2) Such testing is not available and would take days or weeks in a rural hospital setting.
3) The best screen is a good history!!! That will avoid the need for a lot of genetic testing, except in adoption cases where parental background is unknown.
4) Re the Texas statute for pseudocholinesterase testing before ECT, I avoided the issue of problems of succinylcholine delayed breakdown, by using a different short acting muscle relaxant, that did not depend upon that mechanism of drug metabolism.
5) ECT should be done in a fully monitored setting (ie the OR). The way it was done over 40 years ago when I was in training, was on the psych ward, with a manual blood pressure cuff, no pulse oximeter, no ETCO2 monitor, and a crash cart EKG, with an ambu bag. After the monitoring standards came into effect, in 1987, we had to have full monitoring that could not be reproduced on the psych ward. We scheduled ECTs at the end of the OR schedule, and did them with full formal monitoring.

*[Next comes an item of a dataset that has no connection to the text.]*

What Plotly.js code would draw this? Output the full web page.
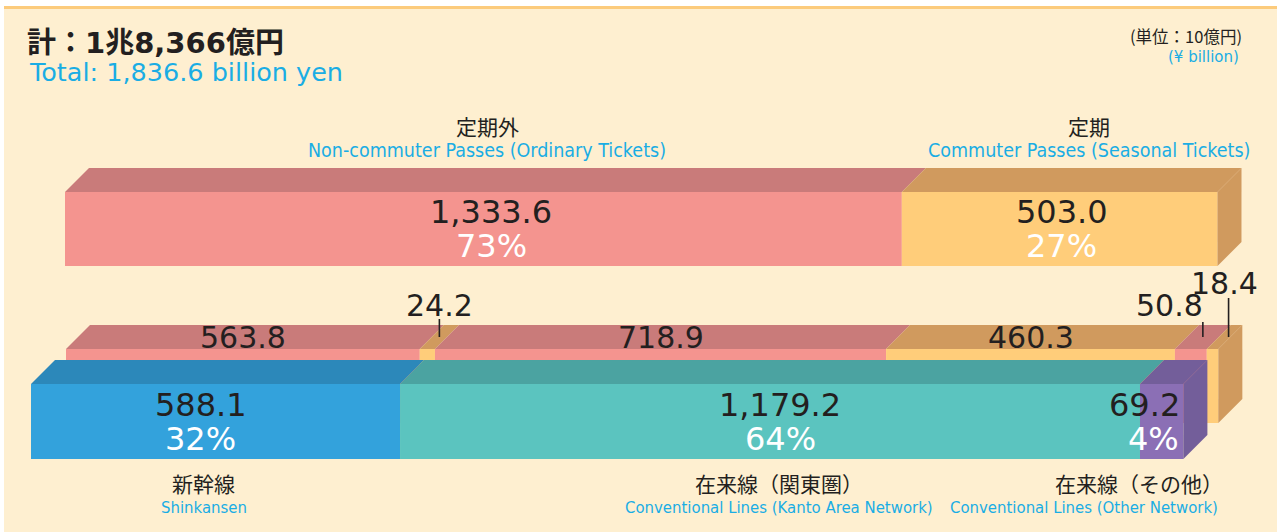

6) Processed EEG monitoring was something I introduced to my rural hospital in the 1990s. I later had a nurse manager rip it out of my OR saying that because it was not being used in a famous university hospital, we could not use it in our local hospital. Funny that 30 years later this type of advanced monitoring has come back into vogue.
7)In this specific case it would be foolhardy to implicate all inhalation anesthetics when only sevoflurane has been implicated. This particular anesthetic is primarily used for pediatric inductions. It would be useful to know the duration of exposure, and the procedure types. There is also the option of doing an induction with sevoflurane, and then switching to sevoflurane. Starting IVs for an IV induction for a short procedure, in small pediatric cases, is quite traumatic, especially in an outpatient setting. One could do an induction with sevoflurance or isoflurane, but few anesthesiologists have been trained to do that, due to the breath holds that occur due to the pungency of the anesthetic. But they can be done, if one is properly trained and prepared to do so, and if those agents are not implicated in anesthetic deaths.